▶ **Exercise task**:
Begin at the first line of the data and copy each line through the one containing "0.899, 0.911, 0.925];", that line included, with no pictures.

▶ **Recorded information**:

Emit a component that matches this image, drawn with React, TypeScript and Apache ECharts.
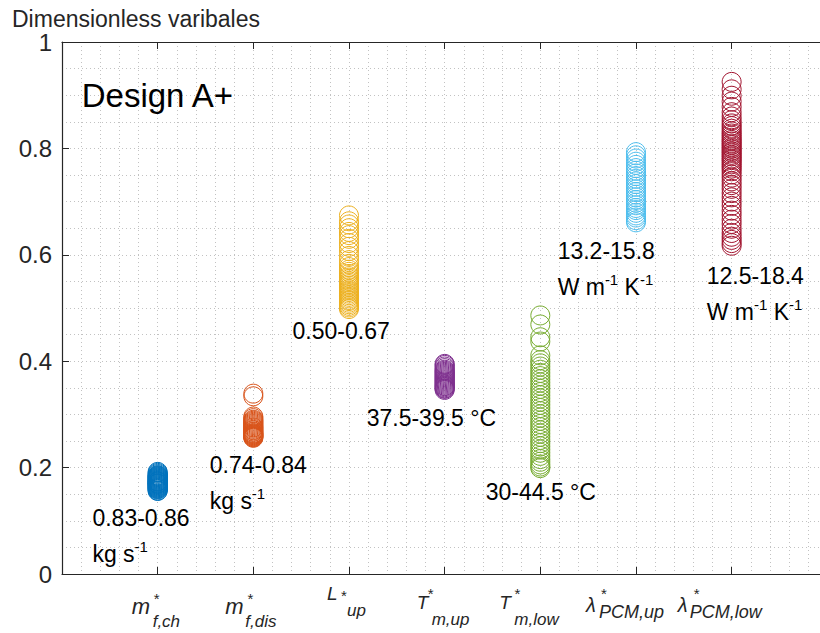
import React, { useEffect, useRef } from "react";
import * as echarts from "echarts";

// ---------- data ----------
const categoryKeys = ["m*_f,ch", "m*_f,dis", "L*_up", "T*_m,up", "T*_m,low", "λ*_PCM,up", "λ*_PCM,low"];
const labelMain = ["m", "m", "L", "T", "T", "λ", "λ"];
const labelSub = ["f,ch", "f,dis", "up", "m,up", "m,low", "PCM,up", "PCM,low"];

const mfCh = [0.156, 0.157, 0.159, 0.160, 0.161, 0.162, 0.163, 0.164, 0.165, 0.166, 0.167, 0.168, 0.169, 0.170, 0.170, 0.171, 0.172, 0.173, 0.174, 0.174, 0.175, 0.176, 0.177, 0.178, 0.179, 0.180, 0.181, 0.182, 0.183, 0.184, 0.185, 0.186, 0.188, 0.190, 0.192];
const mfDis = [0.256, 0.257, 0.258, 0.259, 0.260, 0.261, 0.262, 0.263, 0.264, 0.265, 0.267, 0.268, 0.270, 0.271, 0.273, 0.275, 0.276, 0.278, 0.280, 0.282, 0.284, 0.286, 0.288, 0.290, 0.293, 0.296, 0.334, 0.339];
const lUp = [0.498, 0.501, 0.504, 0.507, 0.510, 0.513, 0.515, 0.518, 0.521, 0.524, 0.527, 0.530, 0.533, 0.536, 0.539, 0.542, 0.545, 0.548, 0.551, 0.554, 0.557, 0.560, 0.564, 0.568, 0.572, 0.577, 0.583, 0.590, 0.598, 0.607, 0.615, 0.622, 0.630, 0.637, 0.643, 0.650, 0.657, 0.663, 0.674];
const tmUp = [0.346, 0.348, 0.349, 0.351, 0.353, 0.354, 0.356, 0.358, 0.360, 0.362, 0.364, 0.366, 0.368, 0.370, 0.372, 0.374, 0.376, 0.378, 0.380, 0.382, 0.384, 0.387, 0.390, 0.393, 0.395];
const tmLow = [0.199, 0.202, 0.206, 0.211, 0.216, 0.222, 0.228, 0.234, 0.240, 0.246, 0.252, 0.258, 0.264, 0.270, 0.276, 0.282, 0.288, 0.294, 0.300, 0.306, 0.312, 0.318, 0.324, 0.330, 0.336, 0.342, 0.348, 0.354, 0.360, 0.366, 0.372, 0.378, 0.384, 0.390, 0.396, 0.402, 0.411, 0.437, 0.445, 0.469, 0.486];
const lamUp = [0.661, 0.665, 0.670, 0.674, 0.679, 0.684, 0.688, 0.693, 0.698, 0.703, 0.708, 0.713, 0.718, 0.723, 0.728, 0.733, 0.738, 0.743, 0.748, 0.753, 0.758, 0.763, 0.769, 0.775, 0.781, 0.787, 0.793];
const lamLow = [0.617, 0.622, 0.628, 0.634, 0.641, 0.649, 0.658, 0.666, 0.675, 0.683, 0.692, 0.700, 0.708, 0.716, 0.724, 0.731, 0.738, 0.745, 0.751, 0.757, 0.762, 0.766, 0.770, 0.774, 0.778, 0.781, 0.785, 0.788, 0.792, 0.795, 0.799, 0.802, 0.806, 0.809, 0.813, 0.816, 0.820, 0.824, 0.828, 0.832, 0.837, 0.842, 0.847, 0.853, 0.860, 0.868, 0.878, 0.888, 0.899, 0.911, 0.925];

const rangeLabels = [
  ["0.83-0.86", "kg s{sup|-1}"],
  ["0.74-0.84", "kg s{sup|-1}"],
  ["0.50-0.67"],
  ["37.5-39.5 °C"],
  ["30-44.5 °C"],
  ["13.2-15.8", "W m{sup|-1} K{sup|-1}"],
  ["12.5-18.4", "W m{sup|-1} K{sup|-1}"],
];

const yAxisTitle = "Dimensionless varibales";
const panelTitle = "Design A+";

// ---------- styles / layout ----------
const colors = ["#0072BD", "#D95319", "#EDB120", "#7E2F8E", "#77AC30", "#4DBEEE", "#A2142F"];
const FONT = "Liberation Sans, Arial, Helvetica, sans-serif";
const AX = "#262626";
const GRID = "#c2c2c2";

// anchors (data units) for the range annotations: left x, middle y of first line
const annoAnchor = [
  [0.318, 0.106],
  [1.544, 0.204],
  [2.41, 0.457],
  [3.185, 0.2925],
  [4.429, 0.155],
  [5.181, 0.608],
  [6.739, 0.561],
];
const titleAnchor = [0.206, 0.899];

// per-category x label layout (px relative to tick / axis line)
const labelLayout = [
  { mx: -26, mb: 40, ms: 22, sx: -1, sy: 21, bx: -5, bb: 53, bs: 17 },
  { mx: -28, mb: 40, ms: 22, sx: -3, sy: 21, bx: -8, bb: 53, bs: 17 },
  { mx: -22, mb: 26, ms: 19, sx: -5, sy: 18, bx: -2, bb: 42, bs: 17 },
  { mx: -28, mb: 35, ms: 19, sx: -14, sy: 16, bx: -13, bb: 51, bs: 17 },
  { mx: -41, mb: 35, ms: 19, sx: -23, sy: 16, bx: -26, bb: 51, bs: 17 },
  { mx: -50, mb: 38, ms: 20, sx: -32, sy: 16, bx: -37, bb: 44, bs: 18 },
  { mx: -54, mb: 38, ms: 20, sx: -35, sy: 16, bx: -42, bb: 44, bs: 18 },
];

const columns = [mfCh, mfDis, lUp, tmUp, tmLow, lamUp, lamLow];

export default function App() {
  const ref = useRef<HTMLDivElement>(null);

  useEffect(() => {
    if (!ref.current) return;
    const chart = echarts.init(ref.current, null, { renderer: "svg" });

    const dotted = { color: GRID, type: [1, 3] as any, width: 1 };

    const option: any = {
      animation: false,
      backgroundColor: "#ffffff",
      grid: { left: 62, top: 42, width: 765.3, height: 532, containLabel: false, outerBoundsMode: "none" },
      xAxis: [
        {
          type: "value",
          min: 0,
          max: 8,
          interval: 1,
          position: "bottom",
          axisLine: { show: true, onZero: false, lineStyle: { color: AX, width: 1.2 } },
          axisTick: { show: true, inside: true, length: 7, lineStyle: { color: AX, width: 1 } },
          axisLabel: { show: false },
          splitLine: { show: true, lineStyle: dotted },
          minorTick: { show: false, splitNumber: 5 },
          minorSplitLine: { show: true, lineStyle: dotted },
        },
        {
          type: "value",
          min: 0,
          max: 8,
          interval: 1,
          position: "top",
          axisLine: { show: true, onZero: false, lineStyle: { color: AX, width: 1.2 } },
          axisTick: { show: true, inside: true, length: 7, lineStyle: { color: AX, width: 1 } },
          axisLabel: { show: false },
          splitLine: { show: false },
        },
      ],
      yAxis: {
        type: "value",
        min: 0,
        max: 1,
        interval: 0.2,
        name: yAxisTitle,
        nameLocation: "end",
        nameGap: 6,
        nameTextStyle: {
          fontSize: 23,
          fontFamily: FONT,
          color: AX,
          align: "center",
          lineHeight: 18,
          padding: [0, 0, 0, 148],
        },
        axisLine: { show: true, onZero: false, lineStyle: { color: AX, width: 1.2 } },
        axisTick: { show: true, inside: true, length: 7, lineStyle: { color: AX, width: 1 } },
        axisLabel: { fontSize: 24, fontFamily: FONT, color: AX, margin: 10, lineHeight: 18 },
        splitLine: { show: true, lineStyle: dotted },
        minorTick: { show: false, splitNumber: 4 },
        minorSplitLine: { show: true, lineStyle: dotted },
      },
      series: columns.map((vals, i) => ({
        type: "scatter",
        name: categoryKeys[i],
        data: vals.map((v) => [i + 1, v]),
        symbol: "circle",
        symbolSize: 19,
        silent: true,
        itemStyle: { color: "rgba(0,0,0,0)", borderColor: colors[i], borderWidth: 1, opacity: 1 },
      })),
    };

    chart.setOption(option);

    const xPix = (v: number) => chart.convertToPixel({ xAxisIndex: 0 }, v) as number;
    const yPix = (v: number) => chart.convertToPixel({ yAxisIndex: 0 }, v) as number;
    const axisY = yPix(0);

    const elements: any[] = [];

    // x-axis labels (italic letter, star, subscript)
    labelMain.forEach((m, i) => {
      const L = labelLayout[i];
      const tick = xPix(i + 1);
      elements.push({
        type: "text",
        x: tick + L.mx,
        y: axisY + L.mb - 0.3465 * L.ms,
        silent: true,
        style: { text: m, fontSize: L.ms, fontStyle: "italic", fontFamily: FONT, fill: AX, textAlign: "left", textVerticalAlign: "middle" },
      });
      elements.push({
        type: "text",
        x: tick + L.sx,
        y: axisY + L.sy + 3.5,
        silent: true,
        style: { text: "*", fontSize: 15, fontFamily: FONT, fill: AX, textAlign: "center", textVerticalAlign: "middle" },
      });
      elements.push({
        type: "text",
        x: tick + L.bx,
        y: axisY + L.bb - 0.3465 * L.bs,
        silent: true,
        style: { text: labelSub[i], fontSize: L.bs, fontStyle: "italic", fontFamily: FONT, fill: AX, textAlign: "left", textVerticalAlign: "middle" },
      });
    });

    // range annotations
    rangeLabels.forEach((lines, i) => {
      const [ax, ay] = annoAnchor[i];
      elements.push({
        type: "text",
        x: xPix(ax),
        y: yPix(ay) - 18,
        silent: true,
        style: {
          text: lines.join("\n"),
          fontSize: 23,
          fontFamily: FONT,
          fill: "#000",
          lineHeight: 36,
          textAlign: "left",
          textVerticalAlign: "top",
          rich: {
            sup: { fontSize: 15, fontFamily: FONT, fill: "#000", padding: [0, 0, 15, 0], verticalAlign: "middle", lineHeight: 36 },
          },
        },
      });
    });

    // panel title
    elements.push({
      type: "text",
      x: xPix(titleAnchor[0]),
      y: yPix(titleAnchor[1]),
      silent: true,
      style: { text: panelTitle, fontSize: 33, fontFamily: FONT, fill: "#000", textAlign: "left", textVerticalAlign: "middle" },
    });

    chart.setOption({ graphic: { elements } });

    return () => chart.dispose();
  }, []);

  return (
    <div style={{ position: "fixed", left: 0, top: 0, width: 820, height: 633, overflow: "hidden", background: "#fff" }}>
      <div ref={ref} style={{ width: 840, height: 633 }} />
    </div>
  );
}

▶ **Exercise solution**:
Emit a component that matches this image, drawn with React, TypeScript and Apache ECharts.
import React, { useEffect, useRef } from "react";
import * as echarts from "echarts";

// ---------- data ----------
const categoryKeys = ["m*_f,ch", "m*_f,dis", "L*_up", "T*_m,up", "T*_m,low", "λ*_PCM,up", "λ*_PCM,low"];
const labelMain = ["m", "m", "L", "T", "T", "λ", "λ"];
const labelSub = ["f,ch", "f,dis", "up", "m,up", "m,low", "PCM,up", "PCM,low"];

const mfCh = [0.156, 0.157, 0.159, 0.160, 0.161, 0.162, 0.163, 0.164, 0.165, 0.166, 0.167, 0.168, 0.169, 0.170, 0.170, 0.171, 0.172, 0.173, 0.174, 0.174, 0.175, 0.176, 0.177, 0.178, 0.179, 0.180, 0.181, 0.182, 0.183, 0.184, 0.185, 0.186, 0.188, 0.190, 0.192];
const mfDis = [0.256, 0.257, 0.258, 0.259, 0.260, 0.261, 0.262, 0.263, 0.264, 0.265, 0.267, 0.268, 0.270, 0.271, 0.273, 0.275, 0.276, 0.278, 0.280, 0.282, 0.284, 0.286, 0.288, 0.290, 0.293, 0.296, 0.334, 0.339];
const lUp = [0.498, 0.501, 0.504, 0.507, 0.510, 0.513, 0.515, 0.518, 0.521, 0.524, 0.527, 0.530, 0.533, 0.536, 0.539, 0.542, 0.545, 0.548, 0.551, 0.554, 0.557, 0.560, 0.564, 0.568, 0.572, 0.577, 0.583, 0.590, 0.598, 0.607, 0.615, 0.622, 0.630, 0.637, 0.643, 0.650, 0.657, 0.663, 0.674];
const tmUp = [0.346, 0.348, 0.349, 0.351, 0.353, 0.354, 0.356, 0.358, 0.360, 0.362, 0.364, 0.366, 0.368, 0.370, 0.372, 0.374, 0.376, 0.378, 0.380, 0.382, 0.384, 0.387, 0.390, 0.393, 0.395];
const tmLow = [0.199, 0.202, 0.206, 0.211, 0.216, 0.222, 0.228, 0.234, 0.240, 0.246, 0.252, 0.258, 0.264, 0.270, 0.276, 0.282, 0.288, 0.294, 0.300, 0.306, 0.312, 0.318, 0.324, 0.330, 0.336, 0.342, 0.348, 0.354, 0.360, 0.366, 0.372, 0.378, 0.384, 0.390, 0.396, 0.402, 0.411, 0.437, 0.445, 0.469, 0.486];
const lamUp = [0.661, 0.665, 0.670, 0.674, 0.679, 0.684, 0.688, 0.693, 0.698, 0.703, 0.708, 0.713, 0.718, 0.723, 0.728, 0.733, 0.738, 0.743, 0.748, 0.753, 0.758, 0.763, 0.769, 0.775, 0.781, 0.787, 0.793];
const lamLow = [0.617, 0.622, 0.628, 0.634, 0.641, 0.649, 0.658, 0.666, 0.675, 0.683, 0.692, 0.700, 0.708, 0.716, 0.724, 0.731, 0.738, 0.745, 0.751, 0.757, 0.762, 0.766, 0.770, 0.774, 0.778, 0.781, 0.785, 0.788, 0.792, 0.795, 0.799, 0.802, 0.806, 0.809, 0.813, 0.816, 0.820, 0.824, 0.828, 0.832, 0.837, 0.842, 0.847, 0.853, 0.860, 0.868, 0.878, 0.888, 0.899, 0.911, 0.925];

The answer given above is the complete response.